Hacker from Anonymous says he was charged after refusing to help FBI
Fidel Salinas of Texas started his half-year prison sentence last Friday, according to court documents obtained by RT, three months after he accepted a plea deal that saw him owning up to a single count of accessing without authorization the computer system of Hidalgo County in 2012. The activity was part of an operation that authorities say involved the hacktivist collective Anonymous.
This Wednesday, however, Wired reported that Salinas said ahead of surrendering to US Marshals last week that the agreement he reached with the Department of Justice was hardly the first time that the two had discussed a deal.
According to Wired, Salinas told journalist Andy Greenberg that agents with the Federal Bureau of Investigation attempted to recruit him to assist with the FBI’s own intelligence gathering operations in 2013. After Salinas shot them down, he soon found himself being charged with dozens of counts through no fewer than four indictments filed in US District Court for the Southern District of Texas.
In May 2013, Greenberg wrote this week, the FBI interrogated Salinas for six hours, during which they allegedly asked him to harness his cyber skills in order to help federal authorities gather intelligence on Mexican drug cartels — a previous target of Anonymous.
“They asked me to gather information on elected officials, cartel members, anyone I could get data from that would help them out,” Salinas told WIRED over the phone recently. “I told them no.”
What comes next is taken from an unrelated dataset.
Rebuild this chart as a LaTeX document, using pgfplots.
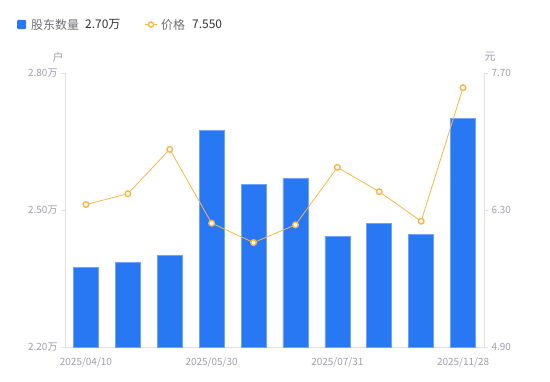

“We think you can help us,” Salinas said the FBI told him. “You can help us stop some of this corruption and stop the cartels.”
Authorities had first executed a search warrant on Salinas’ home in January 2012 and then waited nearly a year-and-a-half before having the conversation he now alleges occurred. The Justice Department finally unsealed a one count indictment four months later in October 2013, which claimed the Texan had attempted to breach the official website of Hidalgo County in January 2012. More charges came the following April, however, and RT reported at the time that Salinas was facing a maximum of 440 years in prison if he was found guilty on all 44 charges. Cyber attorney Tor Ekeland later took up the case pro bono and helped Salinas iron out the plea deal entered last year, trading in the 44-count indictment in exchange for a single misdemeanor charge.
“The more I looked at this, the more it seemed like an archetypal example of the Department of Justice’s prosecutorial abuse when it comes to computer crime,” Ekeland told Wired at the time. Upon hearing the latest allegations, however, he weighed in once more.
“Fundamentally this represents the FBI trying to recruit by indictment,” Ekeland recently said. “The message was clear: If he had agreed to help them, they would have dropped the charges in a second.”
The FBI, however, has denied that interpretation of events. Salinas “was never asked to conduct any investigative activity on behalf of the government,” the FBI said in a statement sent to Wired, and a Justice Department spokesperson said that “at no point during the case did the defense ever present any testimony or evidence to show that any of the defendant’s hacking attempts had been made at the behest of the government or at the request of any alleged victim.”